* _DATA PROVIDED_:
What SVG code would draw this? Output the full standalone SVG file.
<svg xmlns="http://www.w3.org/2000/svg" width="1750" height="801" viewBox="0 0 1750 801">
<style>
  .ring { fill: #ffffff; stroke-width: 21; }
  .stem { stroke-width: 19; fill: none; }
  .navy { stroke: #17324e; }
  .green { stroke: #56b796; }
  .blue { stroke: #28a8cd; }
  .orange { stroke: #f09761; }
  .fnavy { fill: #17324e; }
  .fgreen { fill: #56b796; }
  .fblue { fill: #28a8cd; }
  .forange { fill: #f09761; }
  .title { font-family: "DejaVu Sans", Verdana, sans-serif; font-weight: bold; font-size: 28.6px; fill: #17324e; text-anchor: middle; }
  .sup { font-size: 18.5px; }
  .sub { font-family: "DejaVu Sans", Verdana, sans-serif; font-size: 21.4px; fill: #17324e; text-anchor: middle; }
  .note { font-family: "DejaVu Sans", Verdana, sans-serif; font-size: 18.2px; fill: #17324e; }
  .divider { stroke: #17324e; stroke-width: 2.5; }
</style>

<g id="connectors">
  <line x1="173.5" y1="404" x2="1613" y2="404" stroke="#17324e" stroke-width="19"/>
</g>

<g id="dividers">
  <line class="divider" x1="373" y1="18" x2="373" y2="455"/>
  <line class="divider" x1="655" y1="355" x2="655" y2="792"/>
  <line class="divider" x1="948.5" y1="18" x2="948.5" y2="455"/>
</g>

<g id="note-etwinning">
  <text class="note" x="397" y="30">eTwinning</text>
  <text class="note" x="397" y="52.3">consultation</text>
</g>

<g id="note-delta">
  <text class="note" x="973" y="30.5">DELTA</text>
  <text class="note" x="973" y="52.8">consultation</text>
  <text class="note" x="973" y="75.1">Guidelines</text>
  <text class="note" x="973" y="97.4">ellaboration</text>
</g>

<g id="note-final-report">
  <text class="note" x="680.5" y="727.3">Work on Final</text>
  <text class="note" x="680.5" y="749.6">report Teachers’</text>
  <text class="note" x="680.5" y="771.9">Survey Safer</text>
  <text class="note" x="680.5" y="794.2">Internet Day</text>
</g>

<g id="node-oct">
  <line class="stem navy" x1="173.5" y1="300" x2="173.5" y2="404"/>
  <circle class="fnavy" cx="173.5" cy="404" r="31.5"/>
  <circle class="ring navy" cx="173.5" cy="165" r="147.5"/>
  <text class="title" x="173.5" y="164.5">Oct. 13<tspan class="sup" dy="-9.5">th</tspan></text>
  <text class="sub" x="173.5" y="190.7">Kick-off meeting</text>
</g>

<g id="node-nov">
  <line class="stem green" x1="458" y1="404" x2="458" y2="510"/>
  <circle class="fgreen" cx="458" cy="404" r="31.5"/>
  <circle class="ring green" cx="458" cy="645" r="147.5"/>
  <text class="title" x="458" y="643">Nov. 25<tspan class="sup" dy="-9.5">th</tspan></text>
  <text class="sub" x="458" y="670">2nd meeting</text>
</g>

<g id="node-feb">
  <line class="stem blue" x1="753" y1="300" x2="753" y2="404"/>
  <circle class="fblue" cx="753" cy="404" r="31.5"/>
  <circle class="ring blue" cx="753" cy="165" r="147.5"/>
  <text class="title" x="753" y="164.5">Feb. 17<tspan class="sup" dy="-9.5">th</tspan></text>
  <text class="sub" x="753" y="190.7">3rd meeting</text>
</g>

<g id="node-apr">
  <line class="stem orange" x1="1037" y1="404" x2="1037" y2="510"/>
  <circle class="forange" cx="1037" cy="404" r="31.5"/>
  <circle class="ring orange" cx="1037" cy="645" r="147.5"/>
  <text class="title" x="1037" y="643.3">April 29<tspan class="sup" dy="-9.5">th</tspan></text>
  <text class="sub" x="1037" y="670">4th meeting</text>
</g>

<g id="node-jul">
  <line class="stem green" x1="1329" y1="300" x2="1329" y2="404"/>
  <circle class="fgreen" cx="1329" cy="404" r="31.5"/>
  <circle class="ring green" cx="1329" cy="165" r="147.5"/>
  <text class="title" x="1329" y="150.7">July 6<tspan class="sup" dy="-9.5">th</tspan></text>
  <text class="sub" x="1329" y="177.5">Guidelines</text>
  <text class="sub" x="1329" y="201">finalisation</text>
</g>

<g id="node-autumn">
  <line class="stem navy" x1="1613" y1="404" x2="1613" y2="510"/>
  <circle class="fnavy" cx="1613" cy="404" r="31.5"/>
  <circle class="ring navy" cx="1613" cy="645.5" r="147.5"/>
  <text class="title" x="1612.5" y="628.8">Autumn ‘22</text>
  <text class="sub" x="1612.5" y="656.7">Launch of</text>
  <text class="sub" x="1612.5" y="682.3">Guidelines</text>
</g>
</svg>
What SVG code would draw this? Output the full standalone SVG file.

* _DIRECTIONS FOR THIS TASK_: Each entry above is to be quoted exactly.

* _SOLUTION TO THIS EXERCISE_:
What SVG code would draw this? Output the full standalone SVG file.
<svg xmlns="http://www.w3.org/2000/svg" width="1750" height="801" viewBox="0 0 1750 801">
<style>
  .ring { fill: #ffffff; stroke-width: 21; }
  .stem { stroke-width: 19; fill: none; }
  .navy { stroke: #17324e; }
  .green { stroke: #56b796; }
  .blue { stroke: #28a8cd; }
  .orange { stroke: #f09761; }
  .fnavy { fill: #17324e; }
  .fgreen { fill: #56b796; }
  .fblue { fill: #28a8cd; }
  .forange { fill: #f09761; }
  .title { font-family: "DejaVu Sans", Verdana, sans-serif; font-weight: bold; font-size: 28.6px; fill: #17324e; text-anchor: middle; }
  .sup { font-size: 18.5px; }
  .sub { font-family: "DejaVu Sans", Verdana, sans-serif; font-size: 21.4px; fill: #17324e; text-anchor: middle; }
  .note { font-family: "DejaVu Sans", Verdana, sans-serif; font-size: 18.2px; fill: #17324e; }
  .divider { stroke: #17324e; stroke-width: 2.5; }
</style>

<g id="connectors">
  <line x1="173.5" y1="404" x2="1613" y2="404" stroke="#17324e" stroke-width="19"/>
</g>

<g id="dividers">
  <line class="divider" x1="373" y1="18" x2="373" y2="455"/>
  <line class="divider" x1="655" y1="355" x2="655" y2="792"/>
  <line class="divider" x1="948.5" y1="18" x2="948.5" y2="455"/>
</g>

<g id="note-etwinning">
  <text class="note" x="397" y="30">eTwinning</text>
  <text class="note" x="397" y="52.3">consultation</text>
</g>

<g id="note-delta">
  <text class="note" x="973" y="30.5">DELTA</text>
  <text class="note" x="973" y="52.8">consultation</text>
  <text class="note" x="973" y="75.1">Guidelines</text>
  <text class="note" x="973" y="97.4">ellaboration</text>
</g>

<g id="note-final-report">
  <text class="note" x="680.5" y="727.3">Work on Final</text>
  <text class="note" x="680.5" y="749.6">report Teachers’</text>
  <text class="note" x="680.5" y="771.9">Survey Safer</text>
  <text class="note" x="680.5" y="794.2">Internet Day</text>
</g>

<g id="node-oct">
  <line class="stem navy" x1="173.5" y1="300" x2="173.5" y2="404"/>
  <circle class="fnavy" cx="173.5" cy="404" r="31.5"/>
  <circle class="ring navy" cx="173.5" cy="165" r="147.5"/>
  <text class="title" x="173.5" y="164.5">Oct. 13<tspan class="sup" dy="-9.5">th</tspan></text>
  <text class="sub" x="173.5" y="190.7">Kick-off meeting</text>
</g>

<g id="node-nov">
  <line class="stem green" x1="458" y1="404" x2="458" y2="510"/>
  <circle class="fgreen" cx="458" cy="404" r="31.5"/>
  <circle class="ring green" cx="458" cy="645" r="147.5"/>
  <text class="title" x="458" y="643">Nov. 25<tspan class="sup" dy="-9.5">th</tspan></text>
  <text class="sub" x="458" y="670">2nd meeting</text>
</g>

<g id="node-feb">
  <line class="stem blue" x1="753" y1="300" x2="753" y2="404"/>
  <circle class="fblue" cx="753" cy="404" r="31.5"/>
  <circle class="ring blue" cx="753" cy="165" r="147.5"/>
  <text class="title" x="753" y="164.5">Feb. 17<tspan class="sup" dy="-9.5">th</tspan></text>
  <text class="sub" x="753" y="190.7">3rd meeting</text>
</g>

<g id="node-apr">
  <line class="stem orange" x1="1037" y1="404" x2="1037" y2="510"/>
  <circle class="forange" cx="1037" cy="404" r="31.5"/>
  <circle class="ring orange" cx="1037" cy="645" r="147.5"/>
  <text class="title" x="1037" y="643.3">April 29<tspan class="sup" dy="-9.5">th</tspan></text>
  <text class="sub" x="1037" y="670">4th meeting</text>
</g>

<g id="node-jul">
  <line class="stem green" x1="1329" y1="300" x2="1329" y2="404"/>
  <circle class="fgreen" cx="1329" cy="404" r="31.5"/>
  <circle class="ring green" cx="1329" cy="165" r="147.5"/>
  <text class="title" x="1329" y="150.7">July 6<tspan class="sup" dy="-9.5">th</tspan></text>
  <text class="sub" x="1329" y="177.5">Guidelines</text>
  <text class="sub" x="1329" y="201">finalisation</text>
</g>

<g id="node-autumn">
  <line class="stem navy" x1="1613" y1="404" x2="1613" y2="510"/>
  <circle class="fnavy" cx="1613" cy="404" r="31.5"/>
  <circle class="ring navy" cx="1613" cy="645.5" r="147.5"/>
  <text class="title" x="1612.5" y="628.8">Autumn ‘22</text>
  <text class="sub" x="1612.5" y="656.7">Launch of</text>
  <text class="sub" x="1612.5" y="682.3">Guidelines</text>
</g>
</svg>
What SVG code would draw this? Output the full standalone SVG file.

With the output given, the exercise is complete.